- [Stated goal]
Going through the material below, please gather all lines with the word "standalone" in them.

-- Start of Material provided --

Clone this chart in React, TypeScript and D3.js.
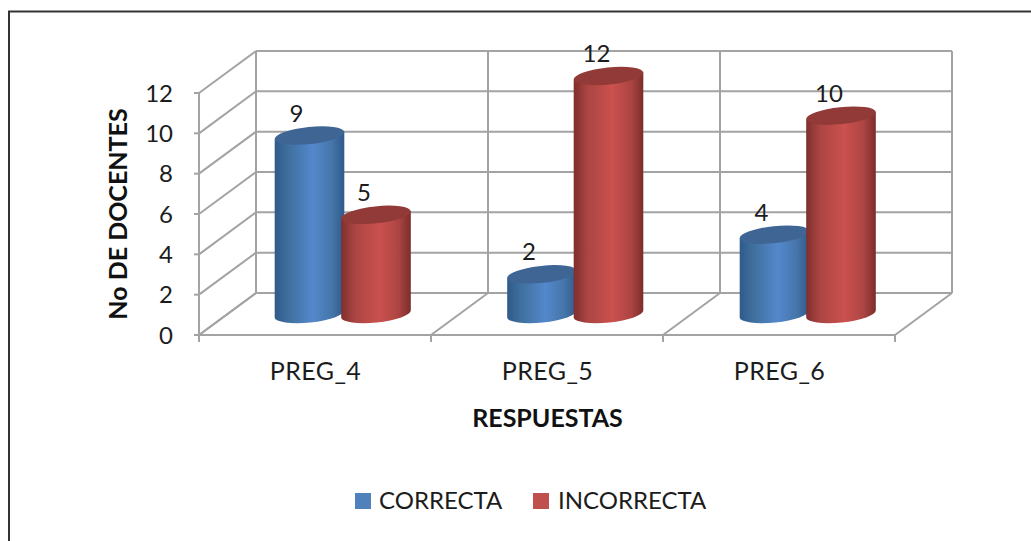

-- End of Material provided --
-- Start of Material provided --

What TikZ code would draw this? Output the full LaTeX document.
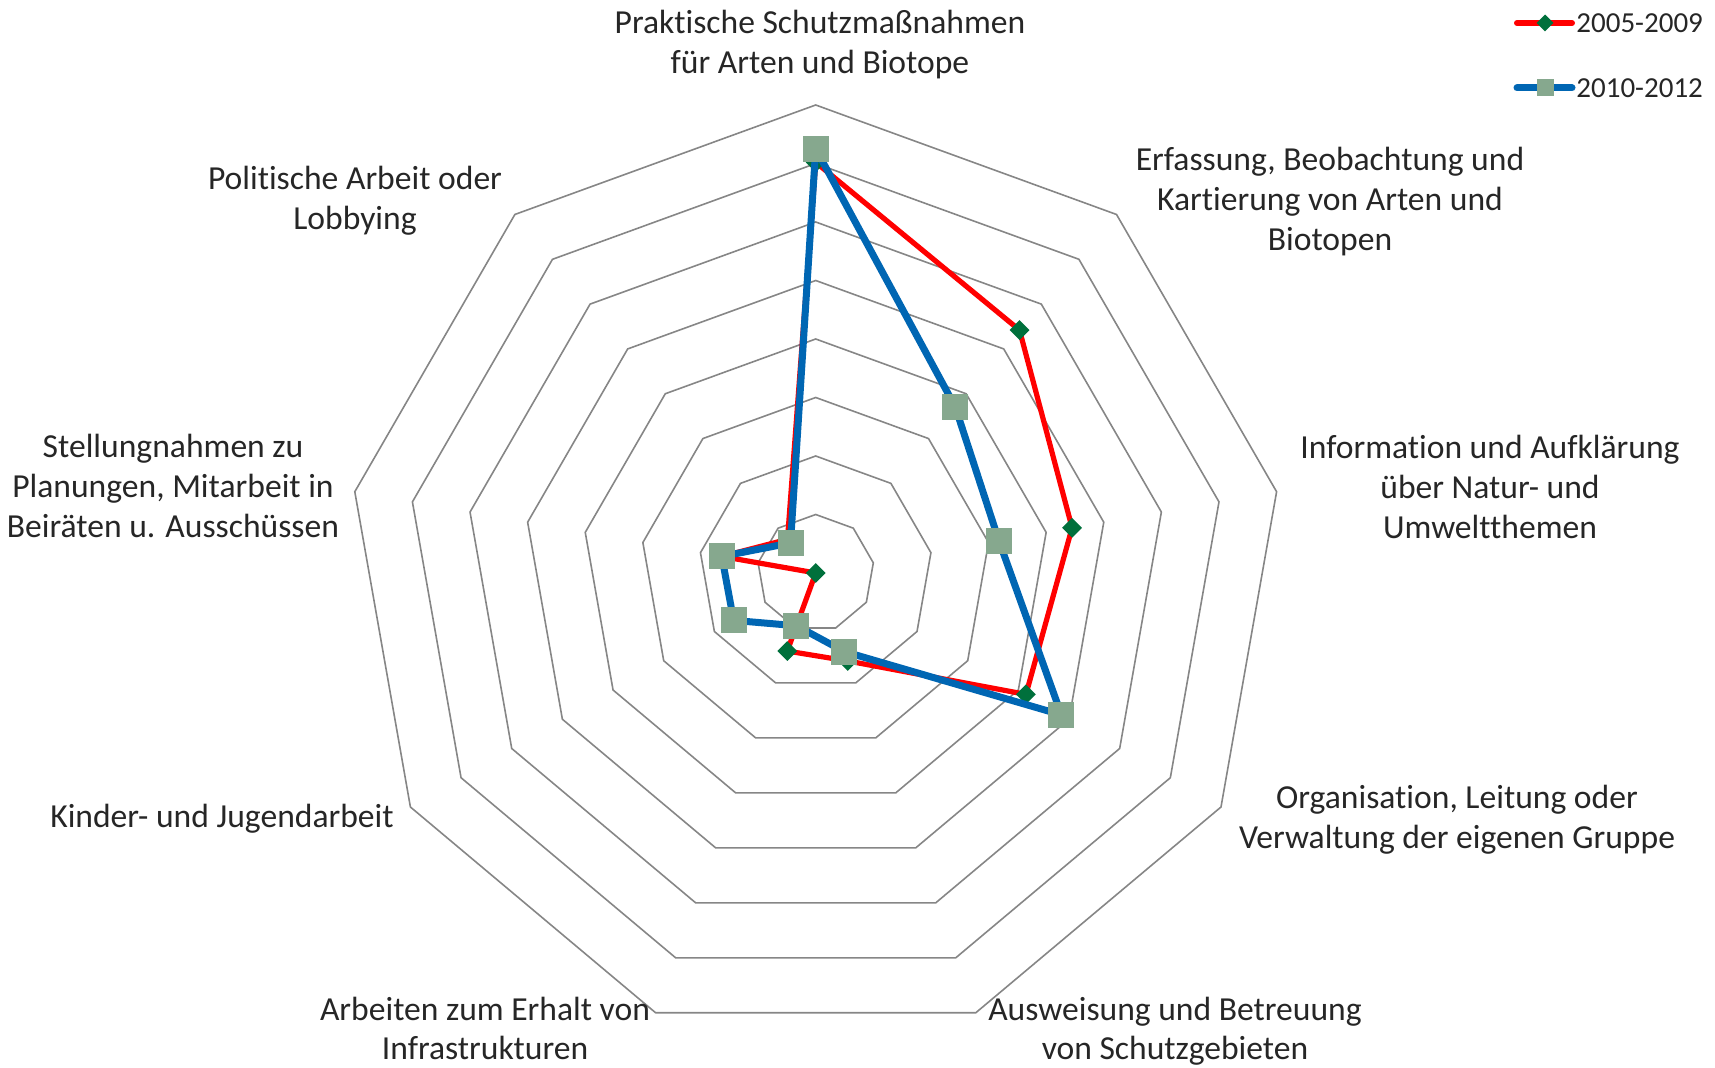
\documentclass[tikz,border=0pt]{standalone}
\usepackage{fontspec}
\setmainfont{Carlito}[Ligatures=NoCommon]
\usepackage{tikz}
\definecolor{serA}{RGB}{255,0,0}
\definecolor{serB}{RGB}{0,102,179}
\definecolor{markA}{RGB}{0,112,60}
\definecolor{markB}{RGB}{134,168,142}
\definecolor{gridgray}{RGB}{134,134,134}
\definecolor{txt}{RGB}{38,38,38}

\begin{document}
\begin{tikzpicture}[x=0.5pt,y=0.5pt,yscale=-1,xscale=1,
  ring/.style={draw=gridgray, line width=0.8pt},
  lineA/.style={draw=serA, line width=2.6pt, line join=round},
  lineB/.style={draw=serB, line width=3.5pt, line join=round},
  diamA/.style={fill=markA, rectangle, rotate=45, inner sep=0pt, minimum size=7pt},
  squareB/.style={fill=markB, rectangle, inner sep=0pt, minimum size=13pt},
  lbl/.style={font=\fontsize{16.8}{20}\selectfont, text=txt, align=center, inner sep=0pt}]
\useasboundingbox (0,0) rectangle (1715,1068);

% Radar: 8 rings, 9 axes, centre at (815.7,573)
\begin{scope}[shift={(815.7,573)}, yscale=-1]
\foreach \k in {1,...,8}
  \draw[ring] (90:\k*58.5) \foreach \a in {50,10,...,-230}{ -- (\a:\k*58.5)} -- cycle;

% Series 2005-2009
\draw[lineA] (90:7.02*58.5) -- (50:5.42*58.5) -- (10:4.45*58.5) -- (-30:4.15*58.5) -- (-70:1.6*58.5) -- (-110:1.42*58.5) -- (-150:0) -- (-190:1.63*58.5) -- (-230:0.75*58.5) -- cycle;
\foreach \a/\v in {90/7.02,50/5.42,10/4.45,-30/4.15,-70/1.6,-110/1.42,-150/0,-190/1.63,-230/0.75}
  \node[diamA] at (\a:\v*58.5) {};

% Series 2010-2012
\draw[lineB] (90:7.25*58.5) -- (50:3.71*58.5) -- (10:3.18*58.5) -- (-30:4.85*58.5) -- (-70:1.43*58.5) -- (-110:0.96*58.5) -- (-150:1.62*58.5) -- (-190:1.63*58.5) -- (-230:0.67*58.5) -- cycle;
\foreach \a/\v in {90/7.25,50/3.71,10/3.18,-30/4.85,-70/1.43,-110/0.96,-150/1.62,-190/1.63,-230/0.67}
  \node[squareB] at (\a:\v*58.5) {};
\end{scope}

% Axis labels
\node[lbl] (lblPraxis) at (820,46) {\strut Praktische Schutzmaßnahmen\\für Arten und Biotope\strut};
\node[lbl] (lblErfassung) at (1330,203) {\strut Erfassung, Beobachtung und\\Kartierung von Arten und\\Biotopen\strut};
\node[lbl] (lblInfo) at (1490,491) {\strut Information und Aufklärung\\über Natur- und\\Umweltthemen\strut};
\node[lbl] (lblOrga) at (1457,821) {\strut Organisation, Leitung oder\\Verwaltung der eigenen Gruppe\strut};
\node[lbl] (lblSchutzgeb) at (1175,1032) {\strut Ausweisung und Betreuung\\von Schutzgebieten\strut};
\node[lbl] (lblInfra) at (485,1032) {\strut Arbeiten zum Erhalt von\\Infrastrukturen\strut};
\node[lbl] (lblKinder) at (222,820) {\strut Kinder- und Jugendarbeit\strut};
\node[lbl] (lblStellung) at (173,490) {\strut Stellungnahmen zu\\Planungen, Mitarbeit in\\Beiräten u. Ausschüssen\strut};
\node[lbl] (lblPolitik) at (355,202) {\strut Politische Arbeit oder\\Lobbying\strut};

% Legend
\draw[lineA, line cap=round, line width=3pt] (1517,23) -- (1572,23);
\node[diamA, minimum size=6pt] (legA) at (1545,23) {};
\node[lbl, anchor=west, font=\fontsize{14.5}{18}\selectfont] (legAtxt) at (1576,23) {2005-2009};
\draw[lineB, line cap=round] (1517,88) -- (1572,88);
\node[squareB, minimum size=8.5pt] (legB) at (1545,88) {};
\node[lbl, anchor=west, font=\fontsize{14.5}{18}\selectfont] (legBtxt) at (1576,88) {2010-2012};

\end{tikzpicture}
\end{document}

-- End of Material provided --
-- Start of Material provided --

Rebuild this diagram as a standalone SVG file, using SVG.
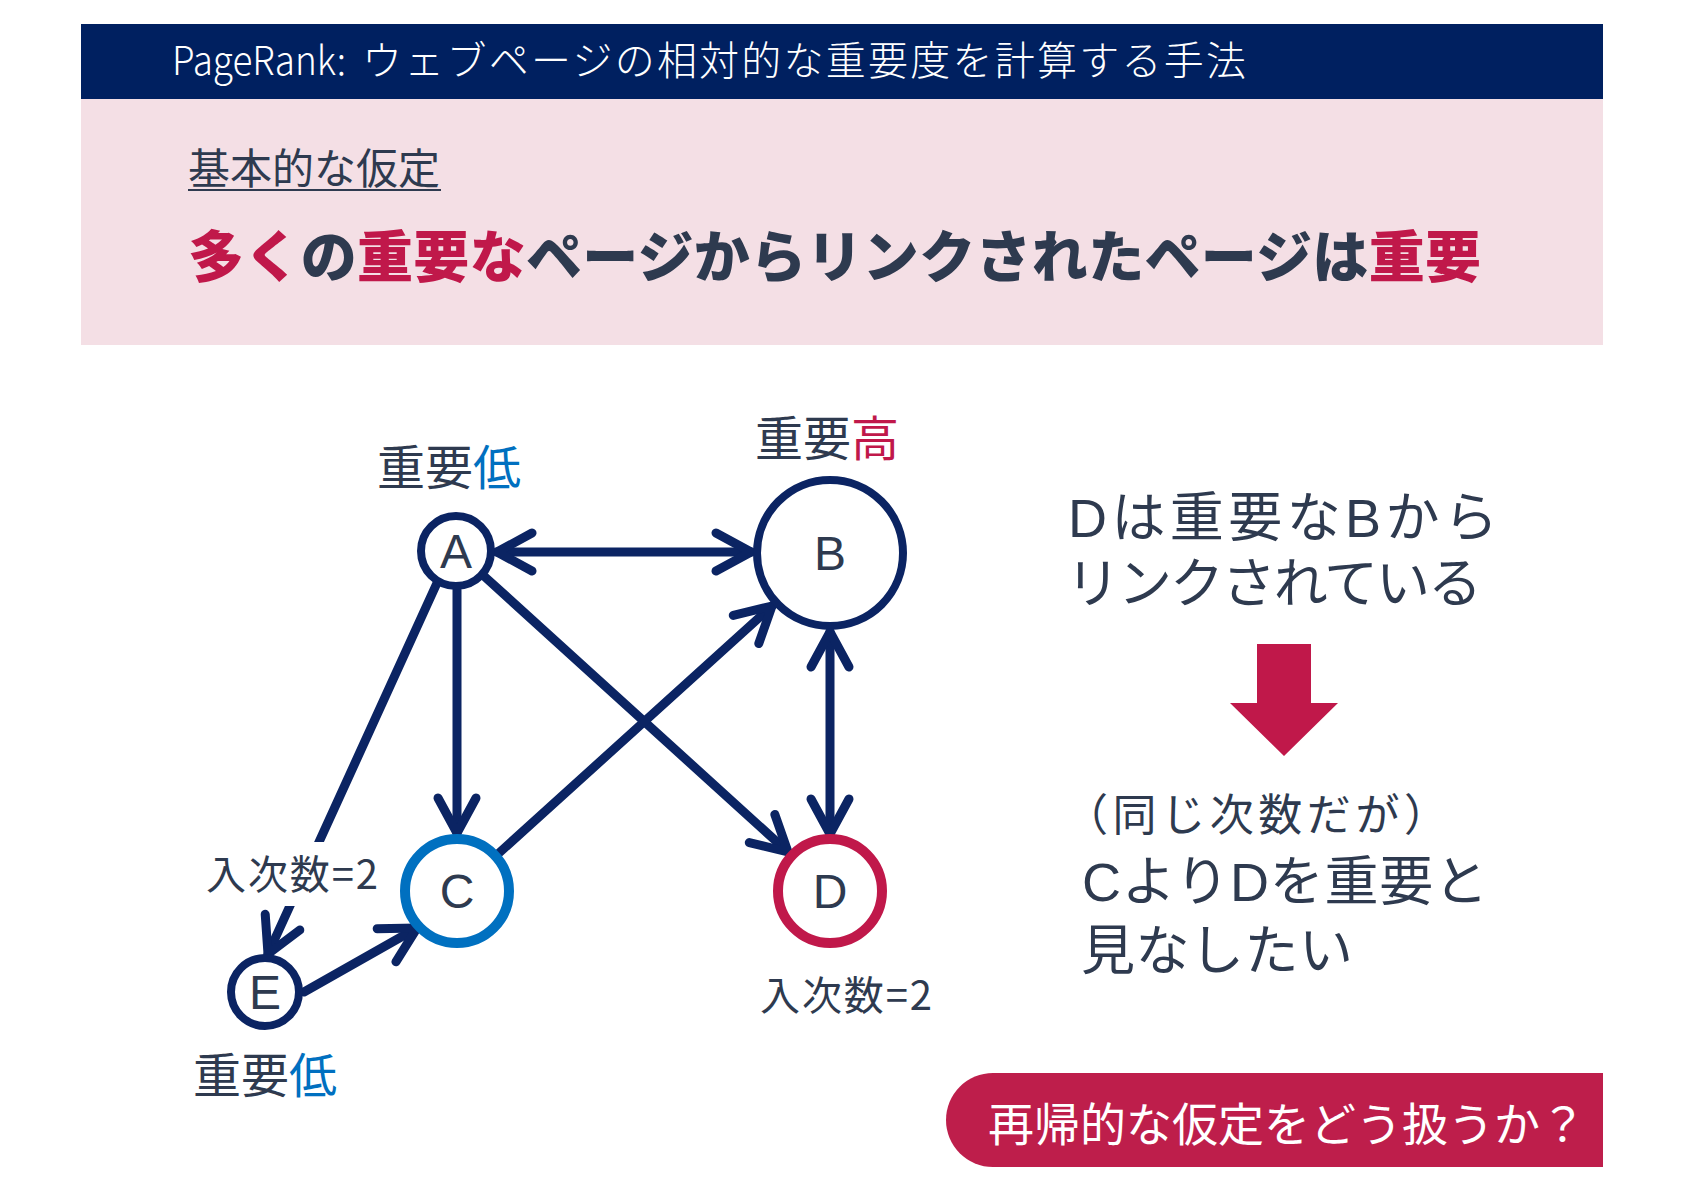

-- End of Material provided --

- [Full output]
\documentclass[tikz,border=0pt]{standalone}
Rebuild this diagram as a standalone SVG file, using SVG.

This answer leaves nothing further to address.